Material provided —
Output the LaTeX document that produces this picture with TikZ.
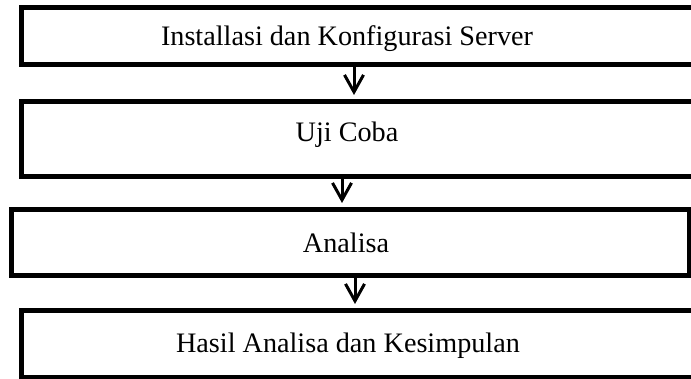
\documentclass[tikz,border=0pt]{standalone}
\usepackage{fontspec}
\setmainfont{Liberation Serif}
\usetikzlibrary{arrows.meta}
\begin{document}
\begin{tikzpicture}[x=1pt,y=1pt,
    stepbox/.style={draw,rectangle,line width=5pt,minimum height=57pt,inner sep=0pt},
    steptext/.style={font=\fontsize{28.2}{33}\selectfont,inner sep=0pt},
    flow/.style={line width=3pt,-{Straight Barb[length=17pt,width=19pt]},shorten >=4pt}]
  \useasboundingbox (0,0) rectangle (691,379);

  \node[stepbox,minimum width=678.5pt] (b1) at (360.75,343) {};
  \node[steptext] (t1) at (347,340) {Installasi dan Konfigurasi Server};

  \node[stepbox,minimum width=678.5pt,minimum height=75pt] (b2) at (360.75,240) {};
  \node[steptext] (t2) at (347,244) {Uji Coba};

  \node[stepbox,minimum width=677.5pt,minimum height=66pt] (b3) at (350.25,136.5) {};
  \node[steptext] (t3) at (346,136) {Analisa};

  \node[stepbox,minimum width=678.5pt,minimum height=67pt] (b4) at (360.75,35) {};
  \node[steptext] (t4) at (348,33) {Hasil Analisa dan Kesimpulan};

  \draw[flow] ([xshift=-6.75pt]b1.south) to ([xshift=-6.75pt]b1.south |- b2.north);
  \draw[flow] ([xshift=-18.75pt]b2.south) to ([xshift=-18.75pt]b2.south |- b3.north);
  \draw[flow] ([xshift=4.75pt]b3.south) to ([xshift=4.75pt]b3.south |- b4.north);

\end{tikzpicture}
\end{document}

Task to carry out — Reproduce all of the data exactly, omitting each picture it holds.

The result —
Output the LaTeX document that produces this picture with TikZ.
\documentclass[tikz,border=0pt]{standalone}
\usepackage{fontspec}
\setmainfont{Liberation Serif}
\usetikzlibrary{arrows.meta}
\begin{document}
\begin{tikzpicture}[x=1pt,y=1pt,
    stepbox/.style={draw,rectangle,line width=5pt,minimum height=57pt,inner sep=0pt},
    steptext/.style={font=\fontsize{28.2}{33}\selectfont,inner sep=0pt},
    flow/.style={line width=3pt,-{Straight Barb[length=17pt,width=19pt]},shorten >=4pt}]
  \useasboundingbox (0,0) rectangle (691,379);

  \node[stepbox,minimum width=678.5pt] (b1) at (360.75,343) {};
  \node[steptext] (t1) at (347,340) {Installasi dan Konfigurasi Server};

  \node[stepbox,minimum width=678.5pt,minimum height=75pt] (b2) at (360.75,240) {};
  \node[steptext] (t2) at (347,244) {Uji Coba};

  \node[stepbox,minimum width=677.5pt,minimum height=66pt] (b3) at (350.25,136.5) {};
  \node[steptext] (t3) at (346,136) {Analisa};

  \node[stepbox,minimum width=678.5pt,minimum height=67pt] (b4) at (360.75,35) {};
  \node[steptext] (t4) at (348,33) {Hasil Analisa dan Kesimpulan};

  \draw[flow] ([xshift=-6.75pt]b1.south) to ([xshift=-6.75pt]b1.south |- b2.north);
  \draw[flow] ([xshift=-18.75pt]b2.south) to ([xshift=-18.75pt]b2.south |- b3.north);
  \draw[flow] ([xshift=4.75pt]b3.south) to ([xshift=4.75pt]b3.south |- b4.north);

\end{tikzpicture}
\end{document}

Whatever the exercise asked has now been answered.